May. 25th, 2009

starlady: (orihime)
My dad, sister and I ran the Teal Ribbon 5K yesterday in memory of my mom--I finished in 39:10, of which, considering that it was my first 5K ever and that I was by no means physically destroyed at the end, I am quite proud. I only got back into running (after about a six-year gap) about 10 days ago, but I must do more of it, it pretty much seems to be the best all-around exercise I've yet encountered. Seemingly unrelated muscles have been pleasingly strained.

I watched the Studio Ghibli film "Nausicaä of the Valley of the Wind" tonight. It was, I believe, Studio Ghibli's first feature film, but after 25 years it's aged surprisingly well (which is to say, not at all), if one excepts the 80s soundtrack on the Japanese language track. I've been told the dub is good, but I really try not to watch dubs.

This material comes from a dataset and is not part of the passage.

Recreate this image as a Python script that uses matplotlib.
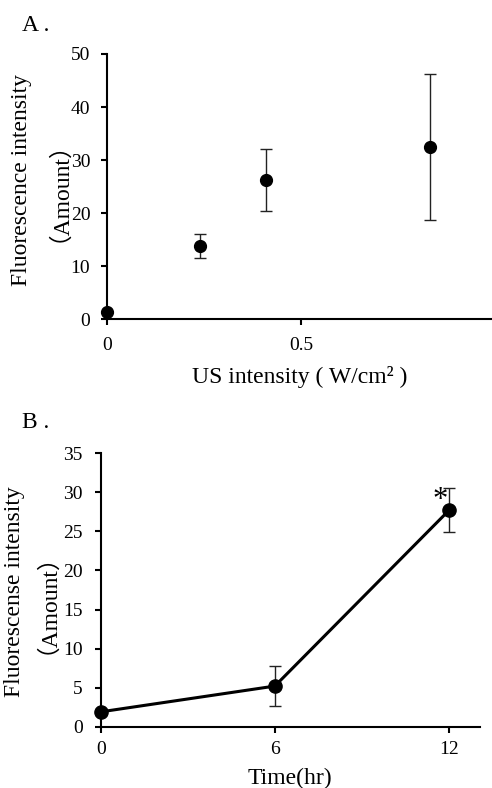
import matplotlib.pyplot as plt

plt.rcParams['font.family'] = ['Liberation Serif', 'Noto Sans CJK JP']

# Panel A: US intensity vs fluorescence
us_intensity = [0.0, 0.24, 0.41, 0.83]
fluor_a = [1.3, 13.8, 26.2, 32.5]
err_a = [0.0, 2.2, 5.8, 13.8]

# Panel B: time course
time_hr = [0, 6, 12]
fluor_b = [1.9, 5.2, 27.7]
err_b = [0.0, 2.6, 2.8]

fig = plt.figure(figsize=(4.92, 7.88), dpi=100)

axA = fig.add_axes([0.2175, 0.595, 0.7825, 0.3365])
axB = fig.add_axes([0.2047, 0.0778, 0.7709, 0.3469])

for ax in (axA, axB):
    ax.spines['top'].set_visible(False)
    ax.spines['right'].set_visible(False)
    ax.spines['left'].set_linewidth(1.5)
    ax.spines['bottom'].set_linewidth(1.5)
    ax.tick_params(direction='out', length=4, width=1.5, labelsize=14)

axA.tick_params(axis='x', pad=9)
axA.tick_params(axis='y', pad=8)
axB.tick_params(axis='x', pad=6)
axB.tick_params(axis='y', pad=9)

# ---- Panel A ----
axA.errorbar(us_intensity, fluor_a, yerr=err_a, fmt='o', color='black',
             markersize=8.5, ecolor='#222222', elinewidth=1.0, capsize=4,
             capthick=1.0, clip_on=False, zorder=3)
axA.set_xlim(0, 0.99)
axA.set_ylim(0, 50)
axA.set_xticks([0, 0.5])
axA.set_xticklabels(['0', '0.5'])
axA.set_yticks([0, 10, 20, 30, 40, 50])
fig.text(0.61, 0.5216, 'US intensity ( W/cm² )', fontsize=17,
         ha='center', va='center')
# y label drawn as two lines
fig.text(22 / 492, 0.7716, 'Fluorescence intensity', fontsize=17,
         rotation=90, ha='center', va='center')
fig.text(47 / 492, 0.7716, '（Amount）', fontsize=17,
         rotation=90, ha='center', va='center')
fig.text(0.045, 0.968, 'A .', fontsize=17, va='center', ha='left')

# ---- Panel B ----
axB.errorbar(time_hr, fluor_b, yerr=err_b, fmt='o-', color='black',
             markersize=9.5, linewidth=2.2, ecolor='#222222', elinewidth=1.0,
             capsize=4, capthick=1.0, clip_on=False, zorder=3)
axB.set_xlim(0, 13.07)
axB.set_ylim(0, 35)
axB.set_xticks([0, 6, 12])
axB.set_yticks(range(0, 36, 5))
fig.text(0.59, 0.0127, 'Time(hr)', fontsize=17, ha='center', va='center')
fig.text(15 / 492, 0.2487, 'Fluorescense intensity', fontsize=17,
         rotation=90, ha='center', va='center')
fig.text(35 / 492, 0.2487, '（Amount）', fontsize=17,
         rotation=90, ha='center', va='center')
axB.text(11.68, 29.0, '*', fontsize=22, ha='center', va='center')
fig.text(0.045, 0.464, 'B .', fontsize=17, va='center', ha='left')

fig.savefig('out.png', dpi=100)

It's striking to see how many of Miyazaki Hayao's themes are revealed to be signal preoccupations--girls that fly, powerful women who oppose them, the immense importance of living in balance with the Earth. Nausicaä is an appealing heroine (and a ginger!); I found it amusing that everyone in her valley wants to protect her, but she takes no notice of that and protects them instead. Also, she didn't die at the end, at which I was vastly relieved--since reading Livia Monnet's chapter in Robot Ghosts and Wired Dreams, I've become hyper-aware of all the maternal, female messiahs in sff who die and redeem the world by dying (perhaps the prime example of this is Aenea in Dan Simmons' Endymion and The Rise of Endymion). Plus she has an Evie a fox-squirrel, which is just cool. Per Monnet, I also found it interesting to consider the fact that Nausicaä's agency (or rather, its effectiveness) arises squarely from that characteristic which has traditionally disqualified women from full subject-hood: her openness (or permeability) to other beings, whether it's her fox-squirrel, the ohmu, other people or the world itself. By the same token, it's also interesting to contemplate Lady Yushara as a cyborg, which she apparently is. I was also struck by how many of the movie's themes seem to have been taken up by other, later anime--the Giant Warriors in particular are like something out of Eva or The Big O (and they look a lot like the giant robots in Laputa. Miyazaki steals from himself above all other sources).